Meeker held a news conference Monday to announce a fundraising concert June 3 at the Raleigh Amphitheater.
"All the money is going to four local charities, including Helping Hand Mission, Interfaith Food Shuttle and a couple of others," said Meeker. "It's all going to help people. None of its going to the administration. It will be 100 percent directly to people who need help, particularly for food, clothing, things like that."
Meeker said the event is called Rise up Raleigh, and that's exactly what he says he hopes people will do.
"We're asking people to donate $20 if they can, up to $100 if you are able to do that and then we'll easily raise our $100,000 goal," said Meeker.
Meeker said Raleigh based band The Conells will headline, along with a full slate of other bands.
It's been one month since deadly tornadoes tore through much of North Carolina.
The April 16th storms left 24 people dead and millions of dollars in damage in 18 counties. Insurance adjusters say as many as 6,400 homes were damaged or destroyed.
On South Saunders Street in Raleigh - one of the hardest hit parts of the city - residents said Monday that the cleanup continues.
Gilda Bisbond lost her home.
"It doesn't even seem like a month. It seems like it's been two, three months. Because I mean, my own life has been just flipped upside down. And I don't know what to do, I don't know who to - every time you call, somebody, they give you the run around. They send you around, they send you here, they send you there - I don't know what else to do," she said.
Bisbond's been living in a hotel, waiting to move into a new home on Friday. Meanwhile, the bills are adding up, and financial help has been hard to come by..
"Where's it at? I'm sure not seeing it. I don't know about other people, I can't speak for them.
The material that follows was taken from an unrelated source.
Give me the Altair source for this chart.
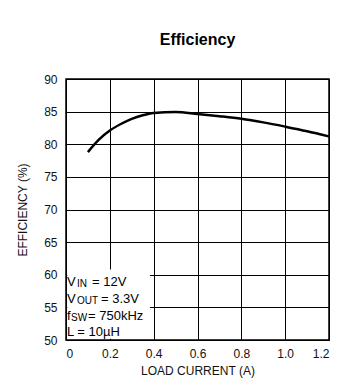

But I'm not seeing it. I don't know. Where's it at? Every time you look on the news, and look on TV, they're doing fundraisers, but where's the money?
Brisbond isn't alone. Many other storm survivors contacted by ABC11 haven't found a permanent place to live. And, piles of debris remain across the Raleigh area - powerful reminders of the storms' path of destruction.
And for many, the recovery process has been just as painful as what they've lost.
A mother and her son, who were living in NC State graduate student housing after their Stony Brook home was destroyed, told ABC11 it hasn't been an easy journey for them since the storm.
"It feels like we're homeless," Gerson Cruz said. "You don't have nothing. Right now, I feel like living in a nightmare."